What the task asks: Print the listing from its top line through the line containing "const yTicks = [0,0.1,0.2,0.3,0.4,0.5,0.6,0.7,0.8,0.9,1.0];", nothing more, and leave out the pictures.

Provided data:

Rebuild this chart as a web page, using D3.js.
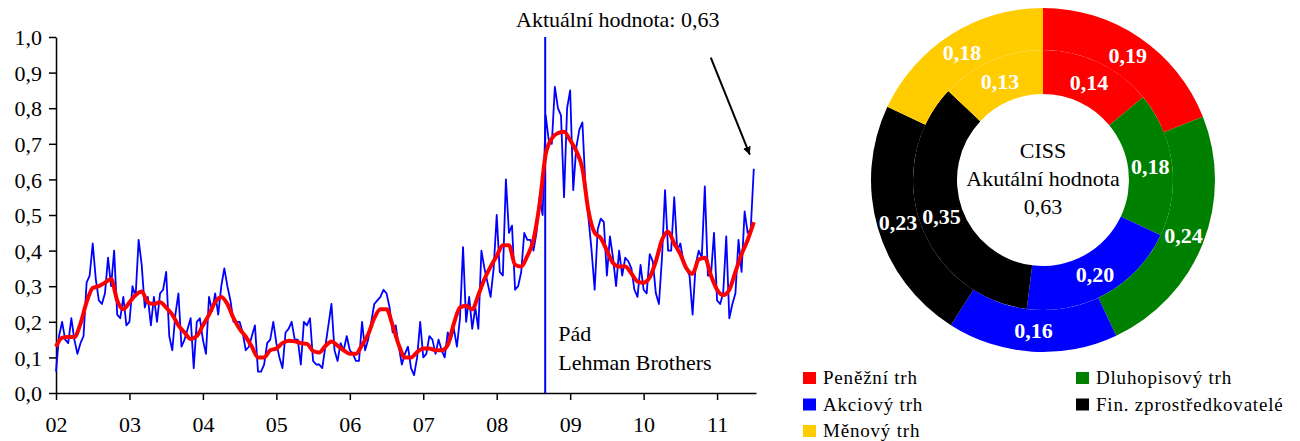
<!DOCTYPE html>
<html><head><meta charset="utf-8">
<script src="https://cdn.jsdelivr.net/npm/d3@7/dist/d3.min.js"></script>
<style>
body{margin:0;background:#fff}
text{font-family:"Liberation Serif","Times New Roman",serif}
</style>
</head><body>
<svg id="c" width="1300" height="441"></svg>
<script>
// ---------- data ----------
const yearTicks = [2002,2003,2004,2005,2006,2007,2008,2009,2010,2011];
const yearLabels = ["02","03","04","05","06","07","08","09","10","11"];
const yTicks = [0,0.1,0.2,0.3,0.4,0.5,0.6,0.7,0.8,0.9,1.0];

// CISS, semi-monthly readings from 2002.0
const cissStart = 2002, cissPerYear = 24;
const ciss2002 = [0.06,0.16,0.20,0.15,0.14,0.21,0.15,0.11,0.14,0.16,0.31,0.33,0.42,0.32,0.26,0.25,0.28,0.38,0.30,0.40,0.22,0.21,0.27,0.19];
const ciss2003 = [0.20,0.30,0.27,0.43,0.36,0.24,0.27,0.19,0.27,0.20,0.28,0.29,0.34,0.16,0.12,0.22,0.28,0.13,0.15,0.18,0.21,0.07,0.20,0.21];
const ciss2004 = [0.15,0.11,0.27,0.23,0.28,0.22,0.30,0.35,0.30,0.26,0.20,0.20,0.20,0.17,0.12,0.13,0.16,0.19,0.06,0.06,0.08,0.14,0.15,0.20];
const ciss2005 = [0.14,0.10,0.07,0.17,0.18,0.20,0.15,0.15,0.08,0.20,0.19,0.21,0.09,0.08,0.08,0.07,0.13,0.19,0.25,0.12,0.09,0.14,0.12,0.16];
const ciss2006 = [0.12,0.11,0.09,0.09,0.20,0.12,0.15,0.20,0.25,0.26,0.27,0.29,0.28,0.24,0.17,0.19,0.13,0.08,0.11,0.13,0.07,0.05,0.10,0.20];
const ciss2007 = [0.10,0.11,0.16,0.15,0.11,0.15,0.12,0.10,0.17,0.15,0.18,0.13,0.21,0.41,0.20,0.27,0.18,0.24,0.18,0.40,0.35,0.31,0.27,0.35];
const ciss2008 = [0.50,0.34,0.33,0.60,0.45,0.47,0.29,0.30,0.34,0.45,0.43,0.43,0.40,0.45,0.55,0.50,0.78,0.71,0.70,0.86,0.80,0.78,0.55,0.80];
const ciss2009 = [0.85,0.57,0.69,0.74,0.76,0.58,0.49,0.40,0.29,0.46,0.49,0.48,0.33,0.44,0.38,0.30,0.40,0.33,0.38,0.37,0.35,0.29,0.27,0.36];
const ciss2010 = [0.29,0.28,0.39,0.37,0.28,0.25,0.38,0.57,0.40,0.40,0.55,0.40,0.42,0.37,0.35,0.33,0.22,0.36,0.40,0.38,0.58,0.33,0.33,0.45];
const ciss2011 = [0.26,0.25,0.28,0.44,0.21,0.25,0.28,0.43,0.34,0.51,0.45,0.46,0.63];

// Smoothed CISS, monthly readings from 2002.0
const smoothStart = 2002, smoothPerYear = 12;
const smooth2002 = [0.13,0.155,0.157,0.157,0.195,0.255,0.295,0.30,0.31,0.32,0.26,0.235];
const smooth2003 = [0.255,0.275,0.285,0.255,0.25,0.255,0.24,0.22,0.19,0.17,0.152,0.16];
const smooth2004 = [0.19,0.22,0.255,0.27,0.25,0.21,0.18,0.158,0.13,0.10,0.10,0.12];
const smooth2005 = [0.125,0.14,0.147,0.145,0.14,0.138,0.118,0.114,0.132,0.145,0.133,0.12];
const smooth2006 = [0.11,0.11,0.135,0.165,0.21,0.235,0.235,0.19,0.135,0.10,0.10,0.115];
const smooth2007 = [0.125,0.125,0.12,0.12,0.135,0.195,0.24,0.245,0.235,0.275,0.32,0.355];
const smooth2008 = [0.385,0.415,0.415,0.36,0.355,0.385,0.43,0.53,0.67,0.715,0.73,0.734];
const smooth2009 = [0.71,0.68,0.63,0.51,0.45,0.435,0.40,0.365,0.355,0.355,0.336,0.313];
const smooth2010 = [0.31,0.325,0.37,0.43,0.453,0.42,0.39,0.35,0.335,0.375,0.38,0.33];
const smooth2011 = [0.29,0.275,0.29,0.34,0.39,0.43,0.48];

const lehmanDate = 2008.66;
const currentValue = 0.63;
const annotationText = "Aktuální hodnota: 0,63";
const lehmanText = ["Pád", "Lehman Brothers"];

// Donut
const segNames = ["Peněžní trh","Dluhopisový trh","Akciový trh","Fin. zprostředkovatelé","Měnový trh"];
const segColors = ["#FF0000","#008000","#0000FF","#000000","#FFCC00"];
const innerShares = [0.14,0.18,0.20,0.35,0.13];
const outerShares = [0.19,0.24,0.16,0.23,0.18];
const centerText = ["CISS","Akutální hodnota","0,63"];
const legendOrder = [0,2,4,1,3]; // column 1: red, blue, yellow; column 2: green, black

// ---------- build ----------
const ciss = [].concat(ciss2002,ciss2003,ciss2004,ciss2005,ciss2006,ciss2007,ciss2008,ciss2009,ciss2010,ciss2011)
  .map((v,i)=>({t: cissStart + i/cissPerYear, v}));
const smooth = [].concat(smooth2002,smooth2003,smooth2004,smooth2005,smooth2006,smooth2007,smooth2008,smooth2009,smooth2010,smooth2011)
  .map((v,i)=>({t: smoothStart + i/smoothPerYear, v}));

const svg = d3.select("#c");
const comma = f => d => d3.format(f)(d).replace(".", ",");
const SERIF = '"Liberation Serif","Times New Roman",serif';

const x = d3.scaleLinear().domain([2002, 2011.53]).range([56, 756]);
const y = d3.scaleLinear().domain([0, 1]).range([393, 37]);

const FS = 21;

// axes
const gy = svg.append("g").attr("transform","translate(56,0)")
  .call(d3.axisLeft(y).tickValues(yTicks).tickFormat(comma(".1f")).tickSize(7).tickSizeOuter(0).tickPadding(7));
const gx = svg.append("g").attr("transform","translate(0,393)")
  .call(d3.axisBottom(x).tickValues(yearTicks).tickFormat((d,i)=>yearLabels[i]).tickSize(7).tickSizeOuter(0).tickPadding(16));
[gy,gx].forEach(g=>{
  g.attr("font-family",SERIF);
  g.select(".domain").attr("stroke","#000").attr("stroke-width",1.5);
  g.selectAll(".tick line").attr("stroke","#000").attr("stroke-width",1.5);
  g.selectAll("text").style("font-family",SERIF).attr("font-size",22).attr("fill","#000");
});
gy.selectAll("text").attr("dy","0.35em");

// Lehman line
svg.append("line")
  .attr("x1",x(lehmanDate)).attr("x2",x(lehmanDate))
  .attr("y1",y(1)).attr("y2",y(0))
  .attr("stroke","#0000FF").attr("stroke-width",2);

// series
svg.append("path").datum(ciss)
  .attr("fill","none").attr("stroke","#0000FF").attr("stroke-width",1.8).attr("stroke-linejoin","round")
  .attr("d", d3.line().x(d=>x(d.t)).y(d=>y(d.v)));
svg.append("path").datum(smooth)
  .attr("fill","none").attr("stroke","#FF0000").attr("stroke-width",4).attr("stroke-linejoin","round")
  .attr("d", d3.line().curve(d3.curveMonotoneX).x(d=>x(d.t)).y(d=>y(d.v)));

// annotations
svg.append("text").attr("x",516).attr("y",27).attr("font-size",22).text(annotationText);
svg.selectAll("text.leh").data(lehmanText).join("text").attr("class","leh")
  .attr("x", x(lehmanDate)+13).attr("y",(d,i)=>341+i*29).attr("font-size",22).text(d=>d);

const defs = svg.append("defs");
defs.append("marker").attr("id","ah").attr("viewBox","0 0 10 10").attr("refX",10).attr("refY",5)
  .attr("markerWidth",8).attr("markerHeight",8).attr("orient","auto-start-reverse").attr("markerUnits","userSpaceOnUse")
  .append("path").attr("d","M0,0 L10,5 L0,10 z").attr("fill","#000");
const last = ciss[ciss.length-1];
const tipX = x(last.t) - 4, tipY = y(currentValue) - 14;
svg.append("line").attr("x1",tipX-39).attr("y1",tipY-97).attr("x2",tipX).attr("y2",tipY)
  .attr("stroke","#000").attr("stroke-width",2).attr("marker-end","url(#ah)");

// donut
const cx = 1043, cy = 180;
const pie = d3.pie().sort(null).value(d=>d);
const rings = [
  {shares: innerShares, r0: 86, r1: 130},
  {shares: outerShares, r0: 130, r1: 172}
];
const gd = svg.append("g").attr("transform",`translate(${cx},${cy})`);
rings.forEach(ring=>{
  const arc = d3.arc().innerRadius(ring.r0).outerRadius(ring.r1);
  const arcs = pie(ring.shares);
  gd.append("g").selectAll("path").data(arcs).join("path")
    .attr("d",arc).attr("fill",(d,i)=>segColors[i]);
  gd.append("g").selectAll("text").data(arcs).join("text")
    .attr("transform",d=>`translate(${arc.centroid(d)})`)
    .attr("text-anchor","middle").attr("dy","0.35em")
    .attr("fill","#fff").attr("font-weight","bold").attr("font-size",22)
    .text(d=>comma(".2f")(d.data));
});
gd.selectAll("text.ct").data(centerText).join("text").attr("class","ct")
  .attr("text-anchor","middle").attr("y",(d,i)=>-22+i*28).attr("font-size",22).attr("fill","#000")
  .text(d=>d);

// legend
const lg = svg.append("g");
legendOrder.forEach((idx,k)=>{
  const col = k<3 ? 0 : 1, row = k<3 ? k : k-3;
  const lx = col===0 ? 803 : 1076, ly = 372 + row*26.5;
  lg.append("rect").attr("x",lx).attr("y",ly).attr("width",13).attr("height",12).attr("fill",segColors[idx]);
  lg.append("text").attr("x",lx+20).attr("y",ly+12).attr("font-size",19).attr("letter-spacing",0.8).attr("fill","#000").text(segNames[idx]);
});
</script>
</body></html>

The output:
Rebuild this chart as a web page, using D3.js.
<!DOCTYPE html>
<html><head><meta charset="utf-8">
<script src="https://cdn.jsdelivr.net/npm/d3@7/dist/d3.min.js"></script>
<style>
body{margin:0;background:#fff}
text{font-family:"Liberation Serif","Times New Roman",serif}
</style>
</head><body>
<svg id="c" width="1300" height="441"></svg>
<script>
// ---------- data ----------
const yearTicks = [2002,2003,2004,2005,2006,2007,2008,2009,2010,2011];
const yearLabels = ["02","03","04","05","06","07","08","09","10","11"];
const yTicks = [0,0.1,0.2,0.3,0.4,0.5,0.6,0.7,0.8,0.9,1.0];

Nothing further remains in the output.